● Requirement
Working from the top of the listing below, retype each line through the line containing "import * as", both included, with no pictures.
• • • •
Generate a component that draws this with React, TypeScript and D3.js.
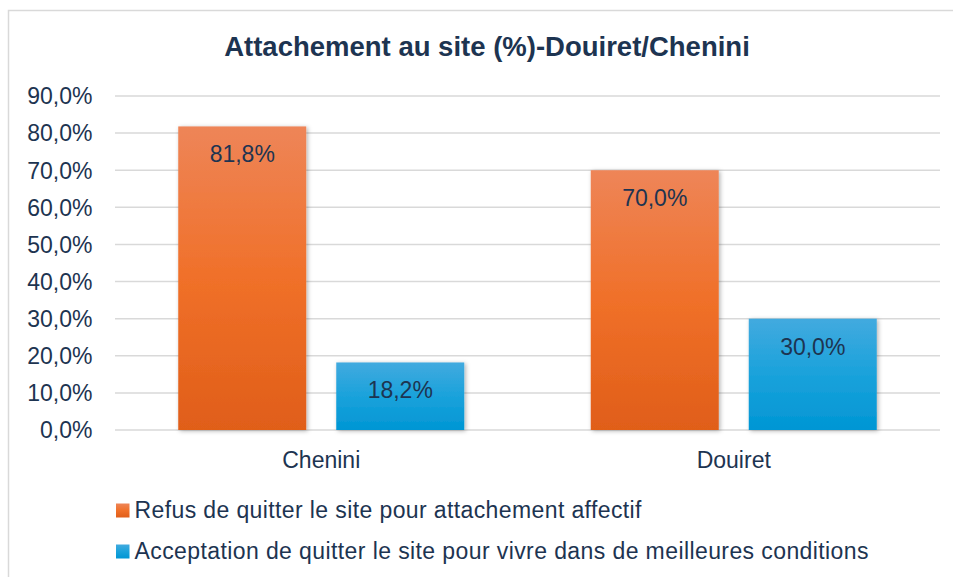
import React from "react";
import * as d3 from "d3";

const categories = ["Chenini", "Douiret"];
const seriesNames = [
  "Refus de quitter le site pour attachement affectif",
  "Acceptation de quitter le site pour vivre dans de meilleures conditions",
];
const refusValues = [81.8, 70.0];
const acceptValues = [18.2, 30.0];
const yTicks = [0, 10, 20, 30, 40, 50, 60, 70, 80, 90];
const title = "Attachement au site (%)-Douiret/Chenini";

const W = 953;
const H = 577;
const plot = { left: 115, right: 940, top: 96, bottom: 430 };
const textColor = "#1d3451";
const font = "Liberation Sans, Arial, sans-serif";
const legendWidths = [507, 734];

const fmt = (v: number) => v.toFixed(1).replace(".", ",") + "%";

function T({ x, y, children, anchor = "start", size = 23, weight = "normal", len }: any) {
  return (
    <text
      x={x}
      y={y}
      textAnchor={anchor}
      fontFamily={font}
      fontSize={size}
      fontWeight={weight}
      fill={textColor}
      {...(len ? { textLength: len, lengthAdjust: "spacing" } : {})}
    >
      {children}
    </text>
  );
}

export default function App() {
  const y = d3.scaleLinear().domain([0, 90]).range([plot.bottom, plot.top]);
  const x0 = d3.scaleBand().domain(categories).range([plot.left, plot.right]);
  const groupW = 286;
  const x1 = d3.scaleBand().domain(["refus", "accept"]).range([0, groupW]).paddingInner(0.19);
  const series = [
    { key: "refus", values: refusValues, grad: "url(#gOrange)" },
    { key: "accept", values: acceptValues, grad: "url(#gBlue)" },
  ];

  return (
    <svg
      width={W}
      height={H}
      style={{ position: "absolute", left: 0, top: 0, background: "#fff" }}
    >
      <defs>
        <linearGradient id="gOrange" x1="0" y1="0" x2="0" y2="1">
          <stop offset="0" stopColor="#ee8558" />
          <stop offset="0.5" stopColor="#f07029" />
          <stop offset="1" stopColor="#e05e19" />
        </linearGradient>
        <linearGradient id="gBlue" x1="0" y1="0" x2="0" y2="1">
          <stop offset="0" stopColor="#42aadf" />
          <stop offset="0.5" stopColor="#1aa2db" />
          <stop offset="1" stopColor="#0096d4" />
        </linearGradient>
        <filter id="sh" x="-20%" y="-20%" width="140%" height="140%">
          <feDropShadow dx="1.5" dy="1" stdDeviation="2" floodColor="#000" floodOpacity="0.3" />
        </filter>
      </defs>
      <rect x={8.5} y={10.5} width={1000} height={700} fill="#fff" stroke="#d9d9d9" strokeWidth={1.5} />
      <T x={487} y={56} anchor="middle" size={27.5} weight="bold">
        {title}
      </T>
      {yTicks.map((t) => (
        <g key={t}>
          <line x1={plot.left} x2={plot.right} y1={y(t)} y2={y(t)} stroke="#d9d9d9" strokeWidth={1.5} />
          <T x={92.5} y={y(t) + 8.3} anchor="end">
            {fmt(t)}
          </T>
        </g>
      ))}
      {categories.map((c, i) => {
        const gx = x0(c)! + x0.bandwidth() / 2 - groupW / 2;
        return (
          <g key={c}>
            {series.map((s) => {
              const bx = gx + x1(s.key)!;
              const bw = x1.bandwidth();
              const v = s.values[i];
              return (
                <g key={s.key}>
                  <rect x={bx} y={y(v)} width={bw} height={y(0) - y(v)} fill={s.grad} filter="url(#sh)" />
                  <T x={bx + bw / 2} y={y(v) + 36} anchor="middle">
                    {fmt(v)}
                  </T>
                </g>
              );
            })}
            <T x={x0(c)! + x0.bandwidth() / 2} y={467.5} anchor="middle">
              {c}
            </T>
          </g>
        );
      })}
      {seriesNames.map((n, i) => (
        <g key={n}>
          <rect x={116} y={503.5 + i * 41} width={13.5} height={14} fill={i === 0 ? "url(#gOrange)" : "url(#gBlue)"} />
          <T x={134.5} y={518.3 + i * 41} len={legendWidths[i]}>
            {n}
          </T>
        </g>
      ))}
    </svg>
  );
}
• • • •
● Response below
Generate a component that draws this with React, TypeScript and D3.js.
import React from "react";
import * as d3 from "d3";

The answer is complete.